Mit dem Schütz-Schüler Matthias Weckmann nahm das Consort seine Rolle als Begleiter und Mitgestalter auf und sorgte für eine farbige instrumentale Interpretation des nun vom stärker ausgeglichenen Trio Alt (Countertenor, Marnix De Cat), Tenor und Baß vorgetragenen Textes. Vor allem die Verteilung der Verse auf die Stimmen gelang auf erfrischende Weise, was die Violine (Christine Busch), die nun ebenfalls kantable Soli hatte, noch verstärkte. Verdient, aber ein wenig störend erhielten die Musiker daraufhin Zwischenapplaus.

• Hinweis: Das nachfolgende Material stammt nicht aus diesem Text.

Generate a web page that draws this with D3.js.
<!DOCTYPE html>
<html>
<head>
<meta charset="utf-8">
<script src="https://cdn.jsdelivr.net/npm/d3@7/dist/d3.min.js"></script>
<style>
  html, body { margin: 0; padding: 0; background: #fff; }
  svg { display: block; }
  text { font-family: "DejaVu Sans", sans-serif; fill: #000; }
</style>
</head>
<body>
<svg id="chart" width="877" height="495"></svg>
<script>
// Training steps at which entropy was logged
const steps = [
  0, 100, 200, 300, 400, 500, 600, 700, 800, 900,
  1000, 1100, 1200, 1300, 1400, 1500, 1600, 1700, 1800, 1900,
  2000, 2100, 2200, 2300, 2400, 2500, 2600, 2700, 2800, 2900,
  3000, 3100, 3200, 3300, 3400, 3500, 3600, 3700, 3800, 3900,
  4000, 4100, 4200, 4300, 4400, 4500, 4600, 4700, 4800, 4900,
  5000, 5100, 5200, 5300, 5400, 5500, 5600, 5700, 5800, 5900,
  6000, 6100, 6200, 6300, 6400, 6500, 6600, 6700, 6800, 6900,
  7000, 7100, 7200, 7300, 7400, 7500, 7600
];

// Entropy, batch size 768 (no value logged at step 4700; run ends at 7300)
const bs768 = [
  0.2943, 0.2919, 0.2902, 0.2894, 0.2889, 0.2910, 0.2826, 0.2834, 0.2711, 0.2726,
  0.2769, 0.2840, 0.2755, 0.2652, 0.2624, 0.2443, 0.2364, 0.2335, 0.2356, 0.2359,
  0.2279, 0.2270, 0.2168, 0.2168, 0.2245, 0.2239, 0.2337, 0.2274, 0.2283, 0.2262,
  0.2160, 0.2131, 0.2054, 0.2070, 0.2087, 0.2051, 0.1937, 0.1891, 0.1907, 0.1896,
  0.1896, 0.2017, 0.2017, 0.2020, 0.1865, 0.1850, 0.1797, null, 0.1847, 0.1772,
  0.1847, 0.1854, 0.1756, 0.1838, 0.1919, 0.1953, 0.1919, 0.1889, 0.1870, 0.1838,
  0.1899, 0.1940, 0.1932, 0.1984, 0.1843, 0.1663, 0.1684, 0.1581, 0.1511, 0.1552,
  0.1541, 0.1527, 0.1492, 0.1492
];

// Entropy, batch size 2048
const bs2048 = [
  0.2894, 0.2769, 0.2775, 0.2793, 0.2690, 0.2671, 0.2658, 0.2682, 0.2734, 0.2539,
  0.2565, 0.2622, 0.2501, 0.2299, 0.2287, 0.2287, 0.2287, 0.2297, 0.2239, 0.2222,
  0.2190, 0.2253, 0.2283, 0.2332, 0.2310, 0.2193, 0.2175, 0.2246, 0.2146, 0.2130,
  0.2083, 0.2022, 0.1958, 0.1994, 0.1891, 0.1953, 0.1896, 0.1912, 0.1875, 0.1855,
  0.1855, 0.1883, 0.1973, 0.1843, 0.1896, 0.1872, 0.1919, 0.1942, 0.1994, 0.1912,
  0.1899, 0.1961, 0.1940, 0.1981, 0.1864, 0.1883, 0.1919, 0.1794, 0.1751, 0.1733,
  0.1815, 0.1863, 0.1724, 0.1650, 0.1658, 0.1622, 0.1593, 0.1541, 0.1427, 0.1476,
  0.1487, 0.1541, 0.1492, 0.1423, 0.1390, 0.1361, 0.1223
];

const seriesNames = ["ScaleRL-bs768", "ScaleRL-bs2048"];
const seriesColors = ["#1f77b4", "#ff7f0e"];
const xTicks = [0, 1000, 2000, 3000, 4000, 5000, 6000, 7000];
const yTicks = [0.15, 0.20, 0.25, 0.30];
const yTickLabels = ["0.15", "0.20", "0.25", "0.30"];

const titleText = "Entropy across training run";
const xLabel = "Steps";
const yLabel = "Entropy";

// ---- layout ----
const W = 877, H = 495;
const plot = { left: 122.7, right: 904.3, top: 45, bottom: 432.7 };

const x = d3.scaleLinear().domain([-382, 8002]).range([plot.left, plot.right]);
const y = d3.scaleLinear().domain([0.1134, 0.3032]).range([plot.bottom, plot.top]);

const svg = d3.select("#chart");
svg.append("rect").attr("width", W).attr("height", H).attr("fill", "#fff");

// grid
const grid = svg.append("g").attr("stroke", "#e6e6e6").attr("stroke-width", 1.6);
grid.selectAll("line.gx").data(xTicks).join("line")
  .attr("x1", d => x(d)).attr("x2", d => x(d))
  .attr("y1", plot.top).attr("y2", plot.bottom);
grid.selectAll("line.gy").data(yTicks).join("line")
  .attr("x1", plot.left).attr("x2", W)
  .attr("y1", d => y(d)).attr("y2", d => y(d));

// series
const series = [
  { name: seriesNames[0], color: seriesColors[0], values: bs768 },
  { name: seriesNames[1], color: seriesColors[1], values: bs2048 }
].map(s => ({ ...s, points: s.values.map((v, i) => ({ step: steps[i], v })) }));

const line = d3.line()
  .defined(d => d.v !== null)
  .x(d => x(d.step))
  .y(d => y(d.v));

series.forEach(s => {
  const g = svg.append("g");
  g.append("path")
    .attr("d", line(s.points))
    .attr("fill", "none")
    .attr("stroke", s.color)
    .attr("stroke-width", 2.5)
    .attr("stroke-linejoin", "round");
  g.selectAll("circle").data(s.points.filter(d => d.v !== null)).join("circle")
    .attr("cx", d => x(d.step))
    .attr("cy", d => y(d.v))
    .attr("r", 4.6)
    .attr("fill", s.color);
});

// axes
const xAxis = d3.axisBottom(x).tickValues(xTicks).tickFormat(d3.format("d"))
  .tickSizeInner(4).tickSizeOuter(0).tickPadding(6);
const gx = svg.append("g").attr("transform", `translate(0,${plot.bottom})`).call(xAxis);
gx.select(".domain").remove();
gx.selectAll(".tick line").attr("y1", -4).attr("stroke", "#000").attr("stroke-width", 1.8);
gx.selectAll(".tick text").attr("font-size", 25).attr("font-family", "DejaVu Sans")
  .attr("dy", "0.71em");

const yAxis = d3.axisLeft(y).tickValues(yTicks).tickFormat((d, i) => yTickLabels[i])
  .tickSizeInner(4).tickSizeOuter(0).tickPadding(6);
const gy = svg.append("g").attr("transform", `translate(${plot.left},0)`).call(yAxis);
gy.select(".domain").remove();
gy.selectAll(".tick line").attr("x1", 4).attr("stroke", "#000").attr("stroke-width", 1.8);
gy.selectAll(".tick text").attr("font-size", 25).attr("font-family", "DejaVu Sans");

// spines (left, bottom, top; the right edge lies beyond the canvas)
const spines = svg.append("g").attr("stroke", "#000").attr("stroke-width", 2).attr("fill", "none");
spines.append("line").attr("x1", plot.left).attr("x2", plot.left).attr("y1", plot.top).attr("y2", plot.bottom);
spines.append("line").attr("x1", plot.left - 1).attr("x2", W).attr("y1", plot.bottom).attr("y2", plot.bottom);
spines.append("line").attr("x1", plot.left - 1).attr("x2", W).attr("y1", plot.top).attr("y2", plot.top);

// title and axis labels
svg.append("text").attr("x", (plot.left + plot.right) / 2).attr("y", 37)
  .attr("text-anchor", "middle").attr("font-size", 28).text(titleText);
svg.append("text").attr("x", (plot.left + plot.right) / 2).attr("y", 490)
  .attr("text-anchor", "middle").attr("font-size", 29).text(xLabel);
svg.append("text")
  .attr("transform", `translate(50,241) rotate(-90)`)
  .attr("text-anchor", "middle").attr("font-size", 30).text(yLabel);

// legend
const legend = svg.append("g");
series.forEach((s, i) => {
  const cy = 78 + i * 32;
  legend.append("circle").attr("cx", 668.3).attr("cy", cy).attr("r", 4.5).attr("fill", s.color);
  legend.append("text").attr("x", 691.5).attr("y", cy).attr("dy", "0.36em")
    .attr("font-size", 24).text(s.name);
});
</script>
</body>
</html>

Johann Christoph Bachs »Wie bist du denn, oh Gott« erwies sich danach als affektvoll gestaltetes Stück, das nicht nur dem gedehnten »Weinen« die nötigen Mittel erwies, sondern das das drohende Fallen in den Abgrund der dritten Strophe (»Willst du mit mir nun zürnen ewiglich?«) beklemmend hörbar werden ließ – der Schlußsatz fing dies in Text und Musik gleichermaßen wieder auf, gleichwohl hat Bach das Ende tonal überraschend offen gestaltet.

Charles Daniels brachte in Heinrich Schütz‘ »Erbarm dich mein, oh Herre Gott« (SWV 447) das flehentliche Bitten sehr anrührend dar. Trotz seiner eher milden Stimme arbeitete er Betonungen deutlich heraus.
Überraschende Unterschiede gab es mit Hanna Morrison in Franz Tunders »An Wasserflüssen Babylons« und Matthias Weckmanns »Wie liegt die Stadt so wüste«, denn die im Gestus sicher völlig unterschiedlichen Werke erweckten mit ihr den etwas merkwürdigen Eindruck zweier individueller Sängerinnen, nicht zuletzt, weil die Verständlichkeit bei Thunder arg zu wünschen übrigließ, während sie bei Weckmann fast bestechend war. Ohnehin waren die Worte aus den Klageliedern Jeremias eine Bereicherung und hier einmal an den Ursprung »zurückgerückt« – vielen dürfte die auf die Stadt Dresden bezogene gleichnamige Trauermotette von Rudolf Mauersberger viel vertrauter gewesen sein.
Mit »Wenn der Herr die Gefangenen zu Zion erlösen wird« (noch einmal Weckmann) waren die Sänger wieder im Quartett zu erleben, das sich nun nach etwas »Anlauf« besser zusammenfand. Dennoch blieb zumindest die Verständlichkeit unterschiedlich, mit den größten Vorteilen erneut beim Baß.
Matthias Weckmanns »Weine nicht« bildete den offiziellen Konzertschluß, worin sich die Gamben des Hathor Consort einmal im stimmig schimmernden Einklang präsentieren konnten, bevor sie – kaum weniger beeindruckend – um Violinen, Laute und Orgel bereichert, wieder gemeinsam einen Basso continuo woben. Der Dunkelheit des Consorts zu Beginn wohnte durchaus ein »Welt-gute-Nacht«-Gestus inne, der aber nichts Bedrückendes hatte.